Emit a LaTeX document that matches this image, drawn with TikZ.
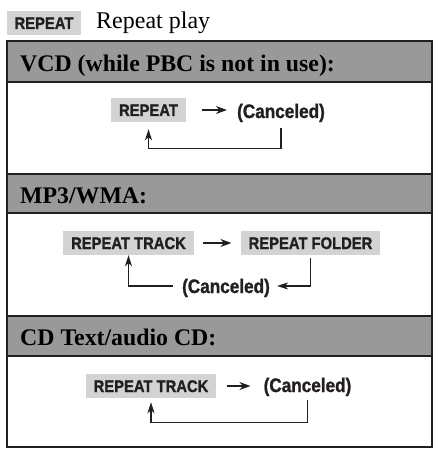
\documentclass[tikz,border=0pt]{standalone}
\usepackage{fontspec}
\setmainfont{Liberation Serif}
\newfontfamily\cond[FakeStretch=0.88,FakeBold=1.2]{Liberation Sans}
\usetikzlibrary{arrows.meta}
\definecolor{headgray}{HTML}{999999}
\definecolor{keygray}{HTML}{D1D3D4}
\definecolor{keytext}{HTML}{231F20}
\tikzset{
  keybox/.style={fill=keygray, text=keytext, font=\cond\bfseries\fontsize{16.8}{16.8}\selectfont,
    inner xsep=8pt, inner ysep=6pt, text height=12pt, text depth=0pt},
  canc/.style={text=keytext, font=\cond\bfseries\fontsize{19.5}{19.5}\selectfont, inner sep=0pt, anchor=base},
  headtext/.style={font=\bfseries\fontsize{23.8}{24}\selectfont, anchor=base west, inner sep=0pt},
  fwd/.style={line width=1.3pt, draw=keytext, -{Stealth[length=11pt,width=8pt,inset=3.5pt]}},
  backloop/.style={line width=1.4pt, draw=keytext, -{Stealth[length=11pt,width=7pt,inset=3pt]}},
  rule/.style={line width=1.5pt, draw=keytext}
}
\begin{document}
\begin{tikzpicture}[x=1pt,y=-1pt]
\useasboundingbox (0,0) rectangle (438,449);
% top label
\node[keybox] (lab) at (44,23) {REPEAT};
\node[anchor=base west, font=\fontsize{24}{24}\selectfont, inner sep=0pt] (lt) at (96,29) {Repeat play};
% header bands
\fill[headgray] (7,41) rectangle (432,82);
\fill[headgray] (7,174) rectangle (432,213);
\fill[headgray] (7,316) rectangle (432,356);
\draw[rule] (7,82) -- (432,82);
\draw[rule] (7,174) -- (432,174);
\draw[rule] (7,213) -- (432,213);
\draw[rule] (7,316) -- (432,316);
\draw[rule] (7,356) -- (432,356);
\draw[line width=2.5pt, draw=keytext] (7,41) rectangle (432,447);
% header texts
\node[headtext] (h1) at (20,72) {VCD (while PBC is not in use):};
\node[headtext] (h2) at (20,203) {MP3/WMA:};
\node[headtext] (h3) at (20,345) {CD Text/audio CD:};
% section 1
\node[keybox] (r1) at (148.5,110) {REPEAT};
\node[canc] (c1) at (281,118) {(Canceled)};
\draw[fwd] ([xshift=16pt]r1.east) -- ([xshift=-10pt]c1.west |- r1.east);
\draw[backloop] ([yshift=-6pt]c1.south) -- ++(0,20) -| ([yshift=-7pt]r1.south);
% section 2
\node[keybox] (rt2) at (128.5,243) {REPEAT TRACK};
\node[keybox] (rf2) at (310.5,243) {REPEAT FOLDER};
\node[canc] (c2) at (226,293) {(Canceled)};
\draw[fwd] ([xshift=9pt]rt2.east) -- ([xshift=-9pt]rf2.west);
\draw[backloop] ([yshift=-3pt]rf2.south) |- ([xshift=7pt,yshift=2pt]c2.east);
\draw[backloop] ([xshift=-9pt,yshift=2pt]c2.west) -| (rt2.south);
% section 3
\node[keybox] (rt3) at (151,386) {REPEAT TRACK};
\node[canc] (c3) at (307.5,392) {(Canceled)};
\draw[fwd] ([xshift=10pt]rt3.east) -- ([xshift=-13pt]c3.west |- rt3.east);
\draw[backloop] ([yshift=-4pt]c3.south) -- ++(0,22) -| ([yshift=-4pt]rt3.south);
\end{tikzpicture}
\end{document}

Work to complete: Write the full listing out again with every line unchanged, but include no pictures.

Solution:
Emit a LaTeX document that matches this image, drawn with TikZ.
\documentclass[tikz,border=0pt]{standalone}
\usepackage{fontspec}
\setmainfont{Liberation Serif}
\newfontfamily\cond[FakeStretch=0.88,FakeBold=1.2]{Liberation Sans}
\usetikzlibrary{arrows.meta}
\definecolor{headgray}{HTML}{999999}
\definecolor{keygray}{HTML}{D1D3D4}
\definecolor{keytext}{HTML}{231F20}
\tikzset{
  keybox/.style={fill=keygray, text=keytext, font=\cond\bfseries\fontsize{16.8}{16.8}\selectfont,
    inner xsep=8pt, inner ysep=6pt, text height=12pt, text depth=0pt},
  canc/.style={text=keytext, font=\cond\bfseries\fontsize{19.5}{19.5}\selectfont, inner sep=0pt, anchor=base},
  headtext/.style={font=\bfseries\fontsize{23.8}{24}\selectfont, anchor=base west, inner sep=0pt},
  fwd/.style={line width=1.3pt, draw=keytext, -{Stealth[length=11pt,width=8pt,inset=3.5pt]}},
  backloop/.style={line width=1.4pt, draw=keytext, -{Stealth[length=11pt,width=7pt,inset=3pt]}},
  rule/.style={line width=1.5pt, draw=keytext}
}
\begin{document}
\begin{tikzpicture}[x=1pt,y=-1pt]
\useasboundingbox (0,0) rectangle (438,449);
% top label
\node[keybox] (lab) at (44,23) {REPEAT};
\node[anchor=base west, font=\fontsize{24}{24}\selectfont, inner sep=0pt] (lt) at (96,29) {Repeat play};
% header bands
\fill[headgray] (7,41) rectangle (432,82);
\fill[headgray] (7,174) rectangle (432,213);
\fill[headgray] (7,316) rectangle (432,356);
\draw[rule] (7,82) -- (432,82);
\draw[rule] (7,174) -- (432,174);
\draw[rule] (7,213) -- (432,213);
\draw[rule] (7,316) -- (432,316);
\draw[rule] (7,356) -- (432,356);
\draw[line width=2.5pt, draw=keytext] (7,41) rectangle (432,447);
% header texts
\node[headtext] (h1) at (20,72) {VCD (while PBC is not in use):};
\node[headtext] (h2) at (20,203) {MP3/WMA:};
\node[headtext] (h3) at (20,345) {CD Text/audio CD:};
% section 1
\node[keybox] (r1) at (148.5,110) {REPEAT};
\node[canc] (c1) at (281,118) {(Canceled)};
\draw[fwd] ([xshift=16pt]r1.east) -- ([xshift=-10pt]c1.west |- r1.east);
\draw[backloop] ([yshift=-6pt]c1.south) -- ++(0,20) -| ([yshift=-7pt]r1.south);
% section 2
\node[keybox] (rt2) at (128.5,243) {REPEAT TRACK};
\node[keybox] (rf2) at (310.5,243) {REPEAT FOLDER};
\node[canc] (c2) at (226,293) {(Canceled)};
\draw[fwd] ([xshift=9pt]rt2.east) -- ([xshift=-9pt]rf2.west);
\draw[backloop] ([yshift=-3pt]rf2.south) |- ([xshift=7pt,yshift=2pt]c2.east);
\draw[backloop] ([xshift=-9pt,yshift=2pt]c2.west) -| (rt2.south);
% section 3
\node[keybox] (rt3) at (151,386) {REPEAT TRACK};
\node[canc] (c3) at (307.5,392) {(Canceled)};
\draw[fwd] ([xshift=10pt]rt3.east) -- ([xshift=-13pt]c3.west |- rt3.east);
\draw[backloop] ([yshift=-4pt]c3.south) -- ++(0,22) -| ([yshift=-4pt]rt3.south);
\end{tikzpicture}
\end{document}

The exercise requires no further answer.